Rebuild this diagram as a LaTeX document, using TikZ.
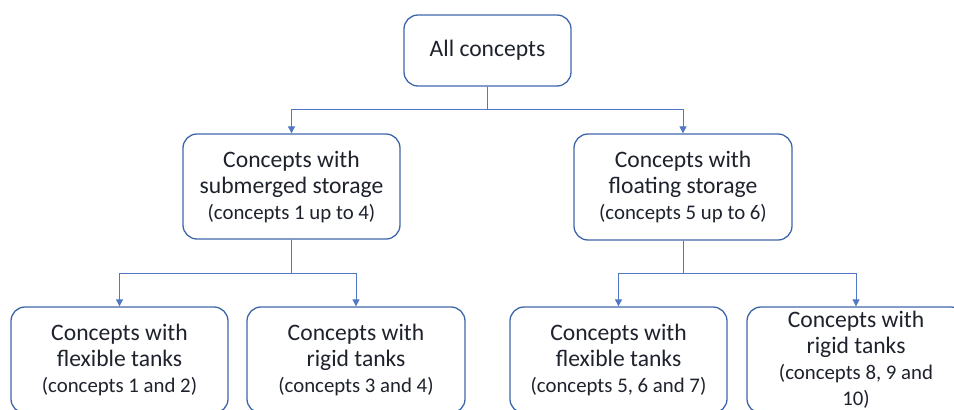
\documentclass[tikz,border=0pt]{standalone}
\usepackage{fontspec}
\setmainfont{Carlito}
\usetikzlibrary{arrows.meta}
\definecolor{boxblue}{RGB}{64,102,170}
\definecolor{lineblue}{RGB}{80,120,196}
\definecolor{txt}{RGB}{30,34,44}
\tikzset{
  box/.style={draw=boxblue, line width=1.3pt, rounded corners=14pt, fill=white,
    align=center, inner sep=0pt, text=txt,
    font=\fontsize{23.6}{26}\selectfont},
  conn/.style={draw=lineblue, line width=0.9pt,
    -{Triangle[width=7pt,length=7pt]}},
}
\newcommand{\smallline}[1]{{\fontsize{20.8}{25}\selectfont #1}}
\begin{document}
\begin{tikzpicture}[x=1pt,y=-1pt]
\useasboundingbox (0,0) rectangle (954,410);
\clip (0,0) rectangle (954,410);
\fill[white] (0,0) rectangle (954,410);
\node[box, minimum width=167pt, minimum height=71pt] (top) at (487.5,50.5) {All concepts};
\node[box, minimum width=217pt, minimum height=105pt] (ml) at (291.5,186.5)
  {Concepts with\\submerged storage\\\smallline{(concepts 1 up to 4)}};
\node[box, minimum width=218pt, minimum height=106pt] (mr) at (683,187)
  {Concepts with\\floating storage\\\smallline{(concepts 5 up to 6)}};
\node[box, minimum width=217pt, minimum height=106pt] (b1) at (119.5,360)
  {Concepts with\\flexible tanks\\\smallline{(concepts 1 and 2)}};
\node[box, minimum width=218pt, minimum height=106pt] (b2) at (356,360)
  {Concepts with\\rigid tanks\\\smallline{(concepts 3 and 4)}};
\node[box, minimum width=217pt, minimum height=106pt] (b3) at (618.5,360)
  {Concepts with\\flexible tanks\\\smallline{(concepts 5, 6 and 7)}};
\node[box, minimum width=218pt, minimum height=106pt] (b4) at (856,360)
  {Concepts with\\rigid tanks\\\smallline{(concepts 8, 9 and}\\\smallline{10)}};
\draw[conn] (top.south) -- ++(0,23) -| (ml.north);
\draw[conn] (top.south) -- ++(0,23) -| (mr.north);
\draw[conn] (ml.south) -- ++(0,34) -| (b1.north);
\draw[conn] (ml.south) -- ++(0,34) -| (b2.north);
\draw[conn] (mr.south) -- ++(0,33) -| (b3.north);
\draw[conn] (mr.south) -- ++(0,33) -| (b4.north);
\end{tikzpicture}
\end{document}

****************************************

**Goal**
Reproduce the material word for word. Any pictures should be left out of the copy.

**Written solution**
Rebuild this diagram as a LaTeX document, using TikZ.
\documentclass[tikz,border=0pt]{standalone}
\usepackage{fontspec}
\setmainfont{Carlito}
\usetikzlibrary{arrows.meta}
\definecolor{boxblue}{RGB}{64,102,170}
\definecolor{lineblue}{RGB}{80,120,196}
\definecolor{txt}{RGB}{30,34,44}
\tikzset{
  box/.style={draw=boxblue, line width=1.3pt, rounded corners=14pt, fill=white,
    align=center, inner sep=0pt, text=txt,
    font=\fontsize{23.6}{26}\selectfont},
  conn/.style={draw=lineblue, line width=0.9pt,
    -{Triangle[width=7pt,length=7pt]}},
}
\newcommand{\smallline}[1]{{\fontsize{20.8}{25}\selectfont #1}}
\begin{document}
\begin{tikzpicture}[x=1pt,y=-1pt]
\useasboundingbox (0,0) rectangle (954,410);
\clip (0,0) rectangle (954,410);
\fill[white] (0,0) rectangle (954,410);
\node[box, minimum width=167pt, minimum height=71pt] (top) at (487.5,50.5) {All concepts};
\node[box, minimum width=217pt, minimum height=105pt] (ml) at (291.5,186.5)
  {Concepts with\\submerged storage\\\smallline{(concepts 1 up to 4)}};
\node[box, minimum width=218pt, minimum height=106pt] (mr) at (683,187)
  {Concepts with\\floating storage\\\smallline{(concepts 5 up to 6)}};
\node[box, minimum width=217pt, minimum height=106pt] (b1) at (119.5,360)
  {Concepts with\\flexible tanks\\\smallline{(concepts 1 and 2)}};
\node[box, minimum width=218pt, minimum height=106pt] (b2) at (356,360)
  {Concepts with\\rigid tanks\\\smallline{(concepts 3 and 4)}};
\node[box, minimum width=217pt, minimum height=106pt] (b3) at (618.5,360)
  {Concepts with\\flexible tanks\\\smallline{(concepts 5, 6 and 7)}};
\node[box, minimum width=218pt, minimum height=106pt] (b4) at (856,360)
  {Concepts with\\rigid tanks\\\smallline{(concepts 8, 9 and}\\\smallline{10)}};
\draw[conn] (top.south) -- ++(0,23) -| (ml.north);
\draw[conn] (top.south) -- ++(0,23) -| (mr.north);
\draw[conn] (ml.south) -- ++(0,34) -| (b1.north);
\draw[conn] (ml.south) -- ++(0,34) -| (b2.north);
\draw[conn] (mr.south) -- ++(0,33) -| (b3.north);
\draw[conn] (mr.south) -- ++(0,33) -| (b4.north);
\end{tikzpicture}
\end{document}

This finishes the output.